何丘は終わっている。ものを全然知らない。
自分のような文学部出身でビジネスにもテクノロジーにも疎い人間は、せめて樹木、草花、星座に詳しくありたい。
まだ手遅れではないのではないか。今から何が可能か。
つうわけで自分の身の周りにある植物、今回は「липа(リーパ)」に詳しくなってみよう。
ちなみに「花の名前とか樹の名前とか分かんない。団地育ちだから」とはエレファントカシマシ宮本浩次の言。
【before】липаについて知ってること
何丘が今住むウクライナには липа(リーパ)が一杯生えている。
こちらは先日、散歩でとった写真。
(※このときの散歩の模様はこちらの記事にまとめた)
さてこのлипа(リーパ)について何丘は何を知ってるか。
- 初夏に黄色い花を咲かせる
- 花はいいにおいがする
- 花を摘んで、乾燥させて、茶にする
- 多分、日本語だと「菩提樹」
- 多分、ドイツ語で「リンデン」
- 鴎外が「舞姫」で、ベルリンのウンテル・デン・リンデン通りを「菩提樹下」と訳した、そのリンデンだと思ってる
- 多分、日本には余りない
- 多分、ロシアとかウクライナとかドイツとか、高緯度の地域に生える
答え合わせも兼ねて、調べてみよう。
【after】липаについて調べた
日本語だと「シナノキ」「ボダイジュ」らしい
「シナノキ」で画像検索してみる。
次に「ボダイジュ」
うん、これこれ。
どちらも花のつきかたからして、何丘のおもうлипа(リーパ)そのもの。
ちなみにシナノキは榀の木と書くそうで、この榀は冬目景『イエスタデイをうたって』の森ノ目榀子の榀。
釈迦が菩提樹の下で悟りを開いたとか言うが
インドのブッダガヤというところに釈迦が2500年前にその下で悟りを開いたという菩提樹の4代目とかが残っているそうだ。
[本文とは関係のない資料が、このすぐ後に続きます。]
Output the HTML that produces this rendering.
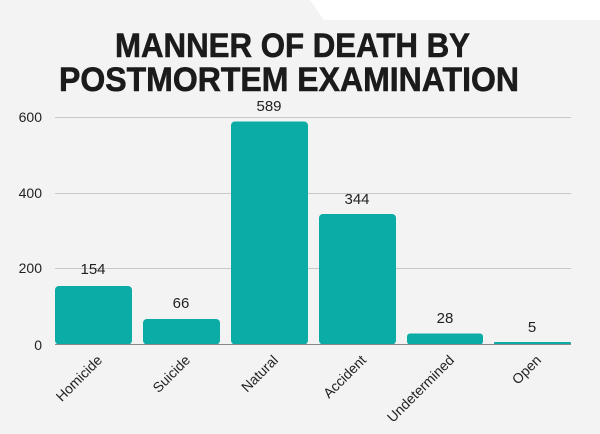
<!DOCTYPE html>
<html><head><style>body{margin:0;background:#f3f3f3}svg{display:block}</style></head><body>
<svg width="600" height="434" xmlns="http://www.w3.org/2000/svg" font-family="Liberation Sans, sans-serif">
<rect width="600" height="434" fill="#f3f3f3"/>
<polygon points="310,0 600,0 600,20 324,20" fill="#ffffff"/>
<g font-weight="bold" font-size="34" fill="#1b1b1b" stroke="#1b1b1b" stroke-width="0.6">
<text x="115" y="57" textLength="355" lengthAdjust="spacingAndGlyphs">MANNER OF DEATH BY</text>
<text x="59" y="91" textLength="460" lengthAdjust="spacingAndGlyphs">POSTMORTEM EXAMINATION</text>
</g>
<g stroke="#c8c8c8" stroke-width="1">
<line x1="55" x2="571" y1="117.5" y2="117.5"/>
<line x1="55" x2="571" y1="193.5" y2="193.5"/>
<line x1="55" x2="571" y1="268.5" y2="268.5"/>
</g>
<g font-size="14" fill="#222" text-anchor="end">
<text x="42" y="122">600</text><text x="42" y="198">400</text><text x="42" y="273">200</text><text x="42" y="350">0</text>
</g>
<g fill="#0aaca5">
<rect x="55" y="286" width="77" height="58.5" rx="4"/>
<rect x="143" y="319" width="77" height="25.5" rx="4"/>
<rect x="231" y="121.5" width="77" height="223" rx="4"/>
<rect x="319" y="214" width="77" height="130.5" rx="4"/>
<rect x="407" y="333.5" width="76" height="11" rx="3"/>
<rect x="494" y="342" width="77" height="2.5" rx="1"/>
</g>
<line x1="55" x2="571" y1="344.5" y2="344.5" stroke="#888" stroke-width="1"/>
<g font-size="15" fill="#222" text-anchor="middle">
<text x="93" y="274">154</text><text x="181" y="308">66</text><text x="269" y="111">589</text>
<text x="357" y="204">344</text><text x="445" y="323">28</text><text x="532" y="332">5</text>
</g>
<g font-size="14" fill="#222" text-anchor="end">
<text transform="translate(103,361) rotate(-45)">Homicide</text>
<text transform="translate(191,361) rotate(-45)">Suicide</text>
<text transform="translate(279,361) rotate(-45)">Natural</text>
<text transform="translate(367,361) rotate(-45)">Accident</text>
<text transform="translate(455,361) rotate(-45)">Undetermined</text>
<text transform="translate(542,361) rotate(-45)">Open</text>
</g>
</svg>
</body></html>
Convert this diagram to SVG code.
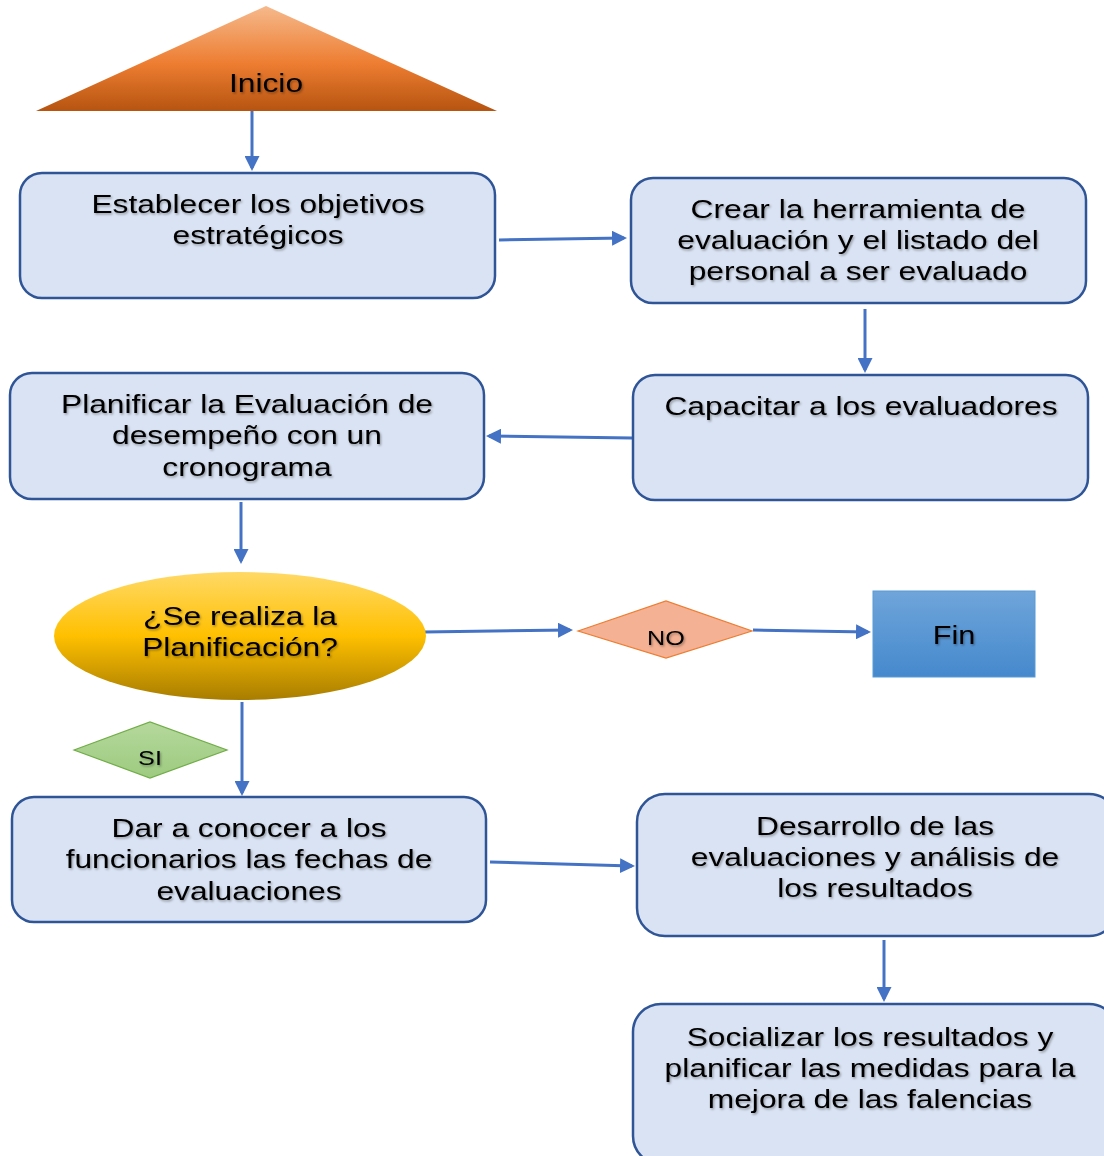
<svg xmlns="http://www.w3.org/2000/svg" width="1104" height="1156" viewBox="0 0 1104 1156">
<style>
.box{fill:#dae3f3;stroke:#2f5597;stroke-width:2.5}
.t{font-family:"Liberation Sans",Arial,sans-serif;font-size:26px;fill:#000;text-anchor:middle;filter:url(#sh)}
.s{font-size:21px}
.c{stroke:#4472c4;stroke-width:3;fill:none;marker-end:url(#ah)}
</style>
<defs>
<marker id="ah" markerWidth="5" markerHeight="5" refX="4" refY="2.5" orient="auto" markerUnits="strokeWidth"><path d="M0,0 L5,2.5 L0,5 Z" fill="#4472c4"/></marker>
<linearGradient id="gTri" x1="0" y1="0" x2="0" y2="1"><stop offset="0" stop-color="#f6b98c"/><stop offset="0.55" stop-color="#ed7d31"/><stop offset="1" stop-color="#b65410"/></linearGradient>
<linearGradient id="gEl" x1="0" y1="0" x2="0" y2="1"><stop offset="0" stop-color="#ffd966"/><stop offset="0.5" stop-color="#ffc000"/><stop offset="1" stop-color="#a87d00"/></linearGradient>
<linearGradient id="gFin" x1="0" y1="0" x2="0" y2="1"><stop offset="0" stop-color="#6fa5da"/><stop offset="1" stop-color="#4589cd"/></linearGradient>
<linearGradient id="gSi" x1="0" y1="0" x2="0" y2="1"><stop offset="0" stop-color="#b5d89c"/><stop offset="1" stop-color="#9dcb80"/></linearGradient>
<filter id="sh" x="-5%" y="-20%" width="110%" height="140%"><feDropShadow dx="1" dy="1.5" stdDeviation="0.8" flood-color="#000" flood-opacity="0.35"/></filter>
</defs>

<g id="connectors">
<path class="c" d="M252,111 L252,168"/>
<path class="c" d="M499,240 L624,238"/>
<path class="c" d="M865,309 L865,370"/>
<path class="c" d="M632,438 L489,436"/>
<path class="c" d="M241,502 L241,561"/>
<path class="c" d="M424,632 L570,630"/>
<path class="c" d="M753,630 L868,632"/>
<path class="c" d="M242,702 L242,793"/>
<path class="c" d="M490,862 L632,866"/>
<path class="c" d="M884,940 L884,999"/>
</g>

<g id="inicio">
<polygon points="266,6 497,111 36,111" fill="url(#gTri)"/>
<g transform="translate(266,0) scale(1.22,1)"><text class="t" x="0" y="92">Inicio</text></g>
</g>

<g id="establecer">
<rect class="box" x="20" y="173" width="475" height="125" rx="22"/>
<g transform="translate(258,0) scale(1.22,1)">
<text class="t" x="0" y="213">Establecer los objetivos</text>
<text class="t" x="0" y="244">estratégicos</text>
</g>
</g>

<g id="crear">
<rect class="box" x="631" y="178" width="455" height="125" rx="22"/>
<g transform="translate(858,0) scale(1.22,1)">
<text class="t" x="0" y="218">Crear la herramienta de</text>
<text class="t" x="0" y="249">evaluación y el listado del</text>
<text class="t" x="0" y="280">personal a ser evaluado</text>
</g>
</g>

<g id="capacitar">
<rect class="box" x="633" y="375" width="455" height="125" rx="22"/>
<g transform="translate(861,0) scale(1.22,1)">
<text class="t" x="0" y="415">Capacitar a los evaluadores</text>
</g>
</g>

<g id="planificar">
<rect class="box" x="10" y="373" width="474" height="126" rx="22"/>
<g transform="translate(247,0) scale(1.22,1)">
<text class="t" x="0" y="413">Planificar la Evaluación de</text>
<text class="t" x="0" y="444">desempeño con un</text>
<text class="t" x="0" y="476">cronograma</text>
</g>
</g>

<g id="decision">
<ellipse cx="240" cy="636" rx="186" ry="64" fill="url(#gEl)"/>
<g transform="translate(240,0) scale(1.22,1)">
<text class="t" x="0" y="625">¿Se realiza la</text>
<text class="t" x="0" y="656">Planificación?</text>
</g>
</g>

<g id="no">
<polygon points="578,631 666,601 752,631 666,658" fill="#f4b193" stroke="#ed7d31" stroke-width="1.2"/>
<g transform="translate(666,0) scale(1.2,1)"><text class="t s" x="0" y="645">NO</text></g>
</g>

<g id="fin">
<rect x="873" y="591" width="162" height="86" fill="url(#gFin)" stroke="#5b9bd5" stroke-width="1"/>
<g transform="translate(954,0) scale(1.18,1)"><text class="t" x="0" y="644">Fin</text></g>
</g>

<g id="si">
<polygon points="74,750 150,722 227,750 150,778" fill="url(#gSi)" stroke="#70ad47" stroke-width="1.2"/>
<g transform="translate(150,0) scale(1.2,1)"><text class="t s" x="0" y="765">SI</text></g>
</g>

<g id="dar">
<rect class="box" x="12" y="797" width="474" height="125" rx="22"/>
<g transform="translate(249,0) scale(1.22,1)">
<text class="t" x="0" y="837">Dar a conocer a los</text>
<text class="t" x="0" y="868">funcionarios las fechas de</text>
<text class="t" x="0" y="900">evaluaciones</text>
</g>
</g>

<g id="desarrollo">
<rect class="box" x="637" y="794" width="480" height="142" rx="28"/>
<g transform="translate(875,0) scale(1.22,1)">
<text class="t" x="0" y="835">Desarrollo de las</text>
<text class="t" x="0" y="866">evaluaciones y análisis de</text>
<text class="t" x="0" y="897">los resultados</text>
</g>
</g>

<g id="socializar">
<rect class="box" x="633" y="1004" width="484" height="160" rx="28"/>
<g transform="translate(870,0) scale(1.22,1)">
<text class="t" x="0" y="1046">Socializar los resultados y</text>
<text class="t" x="0" y="1077">planificar las medidas para la</text>
<text class="t" x="0" y="1108">mejora de las falencias</text>
</g>
</g>
</svg>
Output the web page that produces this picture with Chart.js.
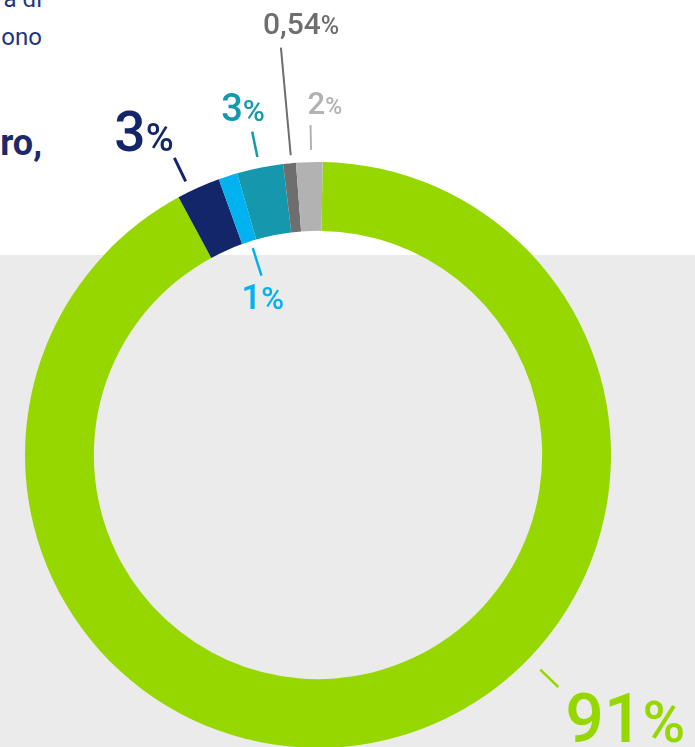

こう見ると、日ごろ目にするлипа(リーパ)とは樹容が大分ちがう。
花は同じように黄色く咲いて周囲を芳香で包むのだろうか。これほどの巨木だと町ひとつくらい香りで満たしそうだ。
なお、こんな記事見つけた↓
ニュートンのリンゴや仏陀の菩提樹 訪ねてみたい名木(ナショナルジオグラフィック)
「巨樹探訪」をテーマに世界を旅する。素敵だねえ。
日本にも菩提樹は普通にあるようだ
「菩提樹 名木 都内」とかで検索すると、たとえば杉並区の大宮八幡宮というのが出た。
インドの菩提樹より、何丘の知るлипаに近いようだ。「6月中旬に淡黄色の花を咲かせ香りが漂う」との記述からも。
ベルリンの「ウンテル・デン・リンデン通り」もやはりлипа
この動画の感じだと、名高い伯林「菩提樹下」通りの菩提樹は、釈迦のそれというよりлипаだ。
それにしても殺風景だね。札幌の公園通りの方が1000倍にぎわってますよ?
ほか、липаについて興味深い事実(Wikipediaより)
・英語でlime tree(ライムツリー)。ライムとは関係ないらしいが、香りがいいからでしょう。
・「香りの良い蜂蜜の蜜源として知られる」ですって。蜜源という言葉。たしかにロシアでлипаのハチミツ売られてる。
・「乾燥させた花は、ハーブティーとして飲まれる」。そうそう確かに、人たち採集してますよ花を。
(以上、Wikipedia「シナノキ属」の項より)
・「ドイツのライプツィヒ、ロシアのリペツクなどの地名は、この樹木のスラブ語名称(例えばロシア語: Ли́па)に基づいている」ですって!
・「シューベルトの歌曲『菩提樹』(歌曲集『冬の旅』)で有名」ほう。聴いてみよう。
ここに幸あり――Du fändest Ruhe dort!
(以上、Wikipedia「セイヨウシナノキ」の項より)
ウクライナ語で6月は「липаの月」という
ウクライナ語で、6月はлипень(リーペニ)、つまりлипа(リーパ)の月だそうだ。
日本語にすると「菩提樹月」ですね。
そらлипаがそこら中うわってるわけだ。